12 :07 AM
Another blessing is that my mom and I have been getting along so well that it’s scary. Our love for one another is unquestionable, but we have bumped heads to much for our liking. Mom has even been visiting more often, I really appreciate that because it’s very hard to see your child in prison. My goal is to keep this going! Other blessings would include how I’m adjusting to dealing with those around me. Communal living is still extremely unpleasant but I’m getting better at attracting and repelling associates, making it easier to shrink my circle. As the riffraff is pushed aside those with morals, values and principles are revealed. Time management and distractions are constant issues; once I manage to overcome these problems other things will become easier. At least I’m now capable of finding conservations that are stimulating, next is to discover whose word is their bond. Another of life’s perpetual quest.
Before coming to prison no sport held my interest, unless kickball and cycling are considered. Chasing girls along with other mischief went perfectly with riding a bike around the Cities of Mobile and Prichard Alabama. Since as early as 1991 I’ve been in love with the sport of basketball, playing or watching it on TV at every available opportunity. Some years ago naming every NBA player, their colleges, salaries and stats could be done with ease. Now I struggle to keep up with who’s playing for who and no longer play. Anyone that knows me realizes the significance of that statement and my difficulty at arriving there.

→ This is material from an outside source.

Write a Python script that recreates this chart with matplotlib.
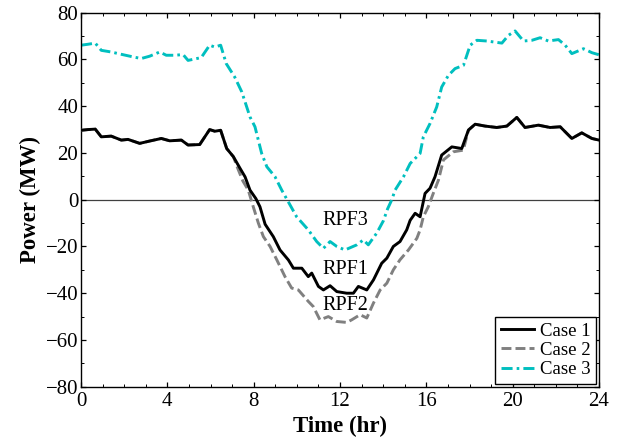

The basketball season starts in the spring but I’ve already decided not to play. Why? It’s my best interest to stay off the basketball court before I end up in trouble. My attitude is fine; it’s my tolerance that’s running low. No longer can I deal with selfish teammates, bias referees and stupid coaches. Luckily I’m now capable of recognizing what’s on the horizon and will take a long break. Maybe I’ll play in 2009; in the meantime I’ll walk the track, jog, lift weights and hopefully heal from all those years of abusing my body.